A surprise rebound in U.S. retail sales last month, up 0.7% versus calls for 0.8% decline, prompted a myriad of upgrades to third quarter economic growth forecasts. The so-called core retail sales, a measure most closely corresponding to the spending component of gross domestic product, increased by a larger 2%.
"We maintain our confidence in the historic strength of consumers and fully expect a record year for retail sales and a strong holiday season for retailers," said President of National Retail Association Matthew Shay.
Economists have been downgrading their gross domestic product (GDP) estimates for the current quarter, citing faded stimulus, lackluster recovery in the labor market and a flare-up of COVID-19 infections fueled by the delta variant of the coronavirus.

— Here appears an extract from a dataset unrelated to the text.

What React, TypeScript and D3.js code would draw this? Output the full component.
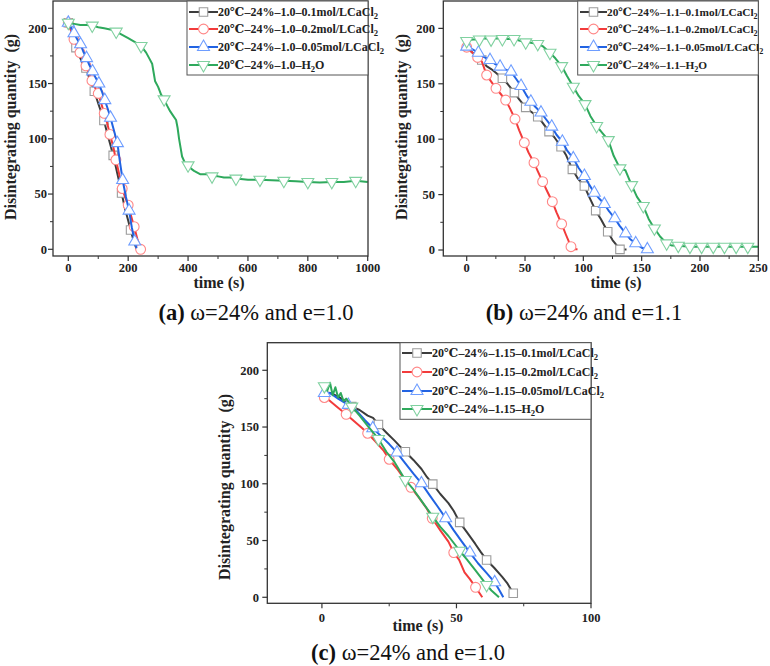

Consumer sentiment literally plunged in August, down more than 10 points to 70.3 -- one of the worst showings on record. The staggering loss of confidence was mostly attributed to dashed hopes the pandemic would soon end and lives could return to normal, among other factors. Data from the Centers of Disease Control and Prevention showed the nation's seven-day case average decreased almost 14% in the week ended Sept. 10 to 136,448, falling for the first time since early June. The current seven-day hospitalization average for Sept. 1-7 also declined, down 4% from the previous week's average to 11,754. Meanwhile, about 208.3 million Americans have received at least one dose of the COVID vaccination -- 72.7% of the total U.S. population -- and more than 177.4 million people have gotten both doses, about 63.4% of the population.
The University of Michigan will release an updated confidence index for early September at 10:00 a.m. EDT, with markets expecting a modest month-on-month improvement. The U.S. dollar declined marginally Friday morning to 92.830 after rallying to a three-week high settlement of 92.919 on Thursday, weighing on the broader energy complex at the end of the trading week. The greenback's explosive rally was triggered by growing expectations that the U.S. Federal Reserve could soon taper its $120 billion in bond and asset-purchases as macroeconomic indicators improved in early September. Fed officials have said in recent interviews and public statements that they could begin tapering asset purchases later this year, although gave no details on exact timeline. While they are unlikely to do so at their meeting Sept. 21-22, Fed Chairman Jerome Powell could use that gathering to signal they are likely to start the process at their following session Nov. 2-3.
Further boosting the oil complex this week, inventory data from the U.S. Energy Information Administration showed U.S. total crude and petroleum product supplies declined more than 10 million barrels (bbl) in the week-ended Sept. 10, with 6.4 million bbl of that drawdown realized in commercial crude stocks. At 417.4 million bbl, domestic crude supplies now stand about 7% below the five-year average. The larger-than-expected draw came as refinery ran rates nationwide increased just 0.2% on the week and domestic production gained a modest 100,000 barrels per day (bpd) after plunging 1.2 million bpd in the prior week.
In early morning trade, the NYMEX October West Texas Intermediate contract slipped 32 cnts to $72.29 bbl and Brent crude for November delivery edged lower 23 cents to $75.47 bbl. NYMEX October ULSD futures remained little changed near $2.2104 gallon and front-month RBOB futures declined 0.95 cents to $2.1677 a gallon.